Our Leaders index continues to hover just below 50. The key takeaway is, slow growth is likely to continue, though the risk of a recession remains somewhat elevated. Home improvement spending has contributed to overall residential investment gains. The gains in home improvement are one of the areas supporting increases in retail sales.
The outlook for inflation remains neutral overall, based on data through July. Out of 23 indicators tracked by the AIER’s Inflationary Pressures Scorecard, 11 point to rising inflationary pressure and 10 to falling, and two are neutral. Energy prices, an important part of consumer prices, reversed direction and fell after rising for four months. And with no change in food prices, another important component, the Consumer Price Index was unchanged for the month. Declining energy prices also contributed to the fall in AIER’s Everyday Price Index. Absent unexpected developments, inflation is unlikely to change significantly in the upcoming months.
Both presidential candidates seem to agree that corporate inversions present a problem, but they propose very different methods of dealing with it. The problem arises from the U.S. tax code creating an incentive for U.S.-based corporations to become foreign-based companies that pay lower taxes.

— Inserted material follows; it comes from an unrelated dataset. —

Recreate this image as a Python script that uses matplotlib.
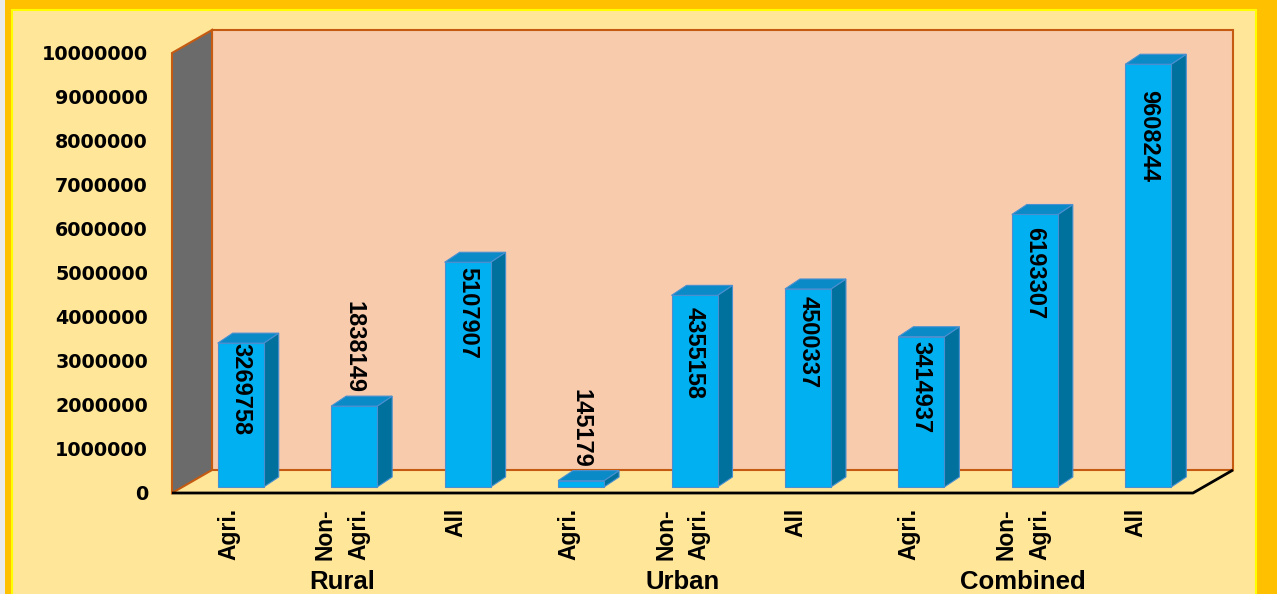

In general, there are only two ways to prevent corporate inversions. One is to remove the incentive by changing the U.S. corporate tax climate to match those of other countries. The other is to create disincentives for companies looking to invert, for example, in the form of an exit tax that they would have to pay if they chose to relocate.
Mathematically, the two approaches seem to be equivalent, but their consequences would be quite different.
Extraordinary conditions in fixed-income markets in developed economies continue. Yields are extremely low by historical standards, including negative rates in Europe and Japan. Falling yields have boosted total returns in fixed- income securities, but further gains may be challenging.
A slow recovery in new home construction combined with solid gains in home improvement expenditures are likely supporting lumber prices.
U.S. equity performance in industries related to home improvement reflects a solid growth trend in spending on remodeling.
The U.S. equity market has been outperforming the global, non-U.S. equity markets overall. The performance is even more dramatic across the different sectors of the global equity market.